As data sharing will play a crucial role in ensuring interoperability, major battery providers will be encouraged to sign data-sharing agreements to provide information on battery health and performance, and to enable more flexibility for consumers through peer-to-peer roaming networks. Furthermore, to ensure seamless and streamlined tracking and monitoring of swappable batteries throughout their lifecycles, the policy proposes to assign a unique identification number (UIN) to each battery at the manufacturing stage. A UIN number will also be assigned to each battery swapping station. Battery swapping stations are proposed to be set up at multiple, diverse locations such as malls, retail fuel outlets, public parking areas and local general stores.

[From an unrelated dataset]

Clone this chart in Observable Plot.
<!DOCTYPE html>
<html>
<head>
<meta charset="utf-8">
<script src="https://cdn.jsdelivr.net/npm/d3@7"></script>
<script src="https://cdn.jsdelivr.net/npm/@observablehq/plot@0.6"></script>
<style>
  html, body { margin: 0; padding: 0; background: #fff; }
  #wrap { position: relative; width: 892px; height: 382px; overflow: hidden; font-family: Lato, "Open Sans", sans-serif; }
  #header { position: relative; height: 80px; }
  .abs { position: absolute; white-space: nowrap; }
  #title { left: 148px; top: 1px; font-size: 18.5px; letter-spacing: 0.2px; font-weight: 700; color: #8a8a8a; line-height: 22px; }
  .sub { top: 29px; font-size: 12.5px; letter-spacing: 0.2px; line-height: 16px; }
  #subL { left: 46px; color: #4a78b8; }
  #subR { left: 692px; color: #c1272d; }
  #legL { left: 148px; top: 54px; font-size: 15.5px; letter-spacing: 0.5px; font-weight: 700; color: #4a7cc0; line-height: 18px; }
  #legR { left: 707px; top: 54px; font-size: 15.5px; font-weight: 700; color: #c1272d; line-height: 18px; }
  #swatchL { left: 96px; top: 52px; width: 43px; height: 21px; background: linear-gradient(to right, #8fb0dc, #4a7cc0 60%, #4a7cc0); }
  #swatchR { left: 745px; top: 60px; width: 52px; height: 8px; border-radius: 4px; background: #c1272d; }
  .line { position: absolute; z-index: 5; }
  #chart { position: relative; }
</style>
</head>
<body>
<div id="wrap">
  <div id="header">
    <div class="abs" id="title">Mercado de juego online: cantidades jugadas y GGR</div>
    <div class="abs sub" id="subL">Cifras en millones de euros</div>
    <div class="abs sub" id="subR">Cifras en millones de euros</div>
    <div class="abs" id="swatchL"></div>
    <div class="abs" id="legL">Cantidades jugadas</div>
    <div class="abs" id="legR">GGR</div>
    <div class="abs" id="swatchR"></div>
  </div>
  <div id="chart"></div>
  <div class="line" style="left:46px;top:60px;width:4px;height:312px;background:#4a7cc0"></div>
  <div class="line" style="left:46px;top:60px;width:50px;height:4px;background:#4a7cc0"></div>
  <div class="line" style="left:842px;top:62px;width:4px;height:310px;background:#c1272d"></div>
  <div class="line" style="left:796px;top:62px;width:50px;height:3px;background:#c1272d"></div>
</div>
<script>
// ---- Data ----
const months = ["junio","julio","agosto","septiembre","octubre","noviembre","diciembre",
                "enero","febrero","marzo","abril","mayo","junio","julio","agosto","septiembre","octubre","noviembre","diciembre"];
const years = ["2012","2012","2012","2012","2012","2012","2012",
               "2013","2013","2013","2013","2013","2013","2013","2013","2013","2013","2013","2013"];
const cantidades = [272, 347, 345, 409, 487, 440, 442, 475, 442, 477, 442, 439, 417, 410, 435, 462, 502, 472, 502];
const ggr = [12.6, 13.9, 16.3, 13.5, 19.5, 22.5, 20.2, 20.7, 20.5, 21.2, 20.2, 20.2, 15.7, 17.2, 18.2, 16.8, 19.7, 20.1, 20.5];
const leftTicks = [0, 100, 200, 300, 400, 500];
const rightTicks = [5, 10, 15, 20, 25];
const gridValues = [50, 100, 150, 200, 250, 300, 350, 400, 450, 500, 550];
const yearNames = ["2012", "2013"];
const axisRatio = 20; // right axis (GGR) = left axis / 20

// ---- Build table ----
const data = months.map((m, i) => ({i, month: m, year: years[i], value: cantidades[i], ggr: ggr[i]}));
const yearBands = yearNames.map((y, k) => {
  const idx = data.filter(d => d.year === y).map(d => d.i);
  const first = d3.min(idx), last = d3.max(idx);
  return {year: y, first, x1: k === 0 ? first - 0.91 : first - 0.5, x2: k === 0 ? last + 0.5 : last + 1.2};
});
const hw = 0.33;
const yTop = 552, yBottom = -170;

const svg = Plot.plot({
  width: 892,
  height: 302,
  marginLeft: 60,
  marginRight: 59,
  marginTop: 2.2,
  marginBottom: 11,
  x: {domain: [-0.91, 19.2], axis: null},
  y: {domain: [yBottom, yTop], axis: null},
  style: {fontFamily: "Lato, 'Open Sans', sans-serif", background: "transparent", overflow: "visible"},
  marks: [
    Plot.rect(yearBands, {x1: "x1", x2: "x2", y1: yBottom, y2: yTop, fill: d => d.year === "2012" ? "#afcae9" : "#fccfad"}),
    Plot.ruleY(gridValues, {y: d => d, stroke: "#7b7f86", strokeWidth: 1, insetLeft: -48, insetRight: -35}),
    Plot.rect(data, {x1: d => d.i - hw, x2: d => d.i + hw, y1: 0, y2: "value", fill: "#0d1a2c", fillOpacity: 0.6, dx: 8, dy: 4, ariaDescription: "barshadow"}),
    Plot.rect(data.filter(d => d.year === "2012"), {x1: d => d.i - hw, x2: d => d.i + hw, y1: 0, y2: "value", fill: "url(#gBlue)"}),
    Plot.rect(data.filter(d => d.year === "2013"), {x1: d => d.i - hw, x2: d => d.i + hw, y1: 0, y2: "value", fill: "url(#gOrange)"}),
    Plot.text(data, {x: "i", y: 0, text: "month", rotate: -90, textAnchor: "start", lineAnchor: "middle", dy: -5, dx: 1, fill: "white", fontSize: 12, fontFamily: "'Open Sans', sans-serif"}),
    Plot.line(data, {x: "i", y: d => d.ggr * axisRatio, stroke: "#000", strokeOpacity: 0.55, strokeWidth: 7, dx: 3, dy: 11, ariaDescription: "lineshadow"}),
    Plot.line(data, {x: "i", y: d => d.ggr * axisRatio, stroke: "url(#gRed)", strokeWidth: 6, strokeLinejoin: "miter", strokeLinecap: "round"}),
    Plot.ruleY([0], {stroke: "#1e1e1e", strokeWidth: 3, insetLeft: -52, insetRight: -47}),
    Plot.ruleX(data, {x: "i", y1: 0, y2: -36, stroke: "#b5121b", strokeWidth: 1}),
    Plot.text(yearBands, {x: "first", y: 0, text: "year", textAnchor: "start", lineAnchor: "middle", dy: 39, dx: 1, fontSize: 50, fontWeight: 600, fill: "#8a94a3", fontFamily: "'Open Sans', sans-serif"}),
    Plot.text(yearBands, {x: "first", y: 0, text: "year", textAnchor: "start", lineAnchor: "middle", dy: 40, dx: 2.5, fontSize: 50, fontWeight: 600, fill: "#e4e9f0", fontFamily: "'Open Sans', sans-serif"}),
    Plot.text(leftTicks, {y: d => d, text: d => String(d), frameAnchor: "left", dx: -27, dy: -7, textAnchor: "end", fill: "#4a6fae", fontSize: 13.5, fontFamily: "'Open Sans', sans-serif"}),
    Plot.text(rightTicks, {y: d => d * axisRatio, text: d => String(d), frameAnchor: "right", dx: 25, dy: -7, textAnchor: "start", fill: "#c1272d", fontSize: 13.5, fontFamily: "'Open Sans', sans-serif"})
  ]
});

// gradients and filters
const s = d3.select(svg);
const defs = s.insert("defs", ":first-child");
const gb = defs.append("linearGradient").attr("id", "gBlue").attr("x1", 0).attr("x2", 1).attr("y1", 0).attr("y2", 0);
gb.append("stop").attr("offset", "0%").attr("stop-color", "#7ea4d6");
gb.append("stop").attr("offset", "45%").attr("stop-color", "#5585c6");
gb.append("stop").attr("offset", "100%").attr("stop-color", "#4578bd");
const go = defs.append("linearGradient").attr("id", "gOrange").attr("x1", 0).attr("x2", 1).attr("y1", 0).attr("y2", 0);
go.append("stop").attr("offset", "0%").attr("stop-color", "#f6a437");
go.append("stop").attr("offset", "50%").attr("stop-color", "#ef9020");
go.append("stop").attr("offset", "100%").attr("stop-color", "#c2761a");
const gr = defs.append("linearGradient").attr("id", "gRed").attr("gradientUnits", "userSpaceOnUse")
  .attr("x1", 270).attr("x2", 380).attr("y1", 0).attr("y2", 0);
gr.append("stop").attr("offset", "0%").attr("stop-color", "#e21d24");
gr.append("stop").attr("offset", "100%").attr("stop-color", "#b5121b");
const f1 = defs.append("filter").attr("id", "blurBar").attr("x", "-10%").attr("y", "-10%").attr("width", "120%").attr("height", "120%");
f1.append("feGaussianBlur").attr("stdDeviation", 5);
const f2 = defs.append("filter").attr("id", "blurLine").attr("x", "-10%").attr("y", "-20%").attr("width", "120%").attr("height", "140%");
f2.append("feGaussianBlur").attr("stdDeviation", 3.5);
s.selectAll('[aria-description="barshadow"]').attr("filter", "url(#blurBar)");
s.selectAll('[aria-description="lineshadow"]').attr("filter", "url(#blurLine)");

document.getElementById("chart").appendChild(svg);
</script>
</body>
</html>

Moreover, to ensure battery safety, swappable batteries will be equipped with advanced features such as internet of things-based battery monitoring systems and remote monitoring and immobilisation capabilities. A rigorous testing protocol will also be adopted to avoid any unwanted temperature rise at the electrical interface. Further, the policy covers steps for recycling of batteries at the end of their life cycles. Once finalised, the policy will be implemented for the development of battery swapping networks in all metropolitan cities with a population of more than 4 million under the first phase, and major cities, such as state capitals, with a of population more than 0.5 million under the second phase.
Promoting battery swapping for EVs is a welcome step in India’s journey to net zero emissions. Battery swapping offers key advantages over traditional batteries: it is time efficient and costs less. Yet, as the industry is still at the nascent stage, several challenges lie ahead. As the demand for EVs is rising, different business models and battery designs are being explored. Therefore, achieving standardisation may be a time-consuming process and a “one size fits all” approach may not be fruitful. Also, as the demand for EVs is not yet fully established in the market, the initial cost of investment in battery swapping technology and stations may be very high. Without adequate and appropriate financial and regulatory incentives, private players may not be willing to take the initial risk involved.
Nevertheless, with the right implementation of the draft policy, there is immense potential for establishing a full-fledged battery swapping ecosystem in India, especially given the rising penetration of electric three-wheelers across metropolitan cities.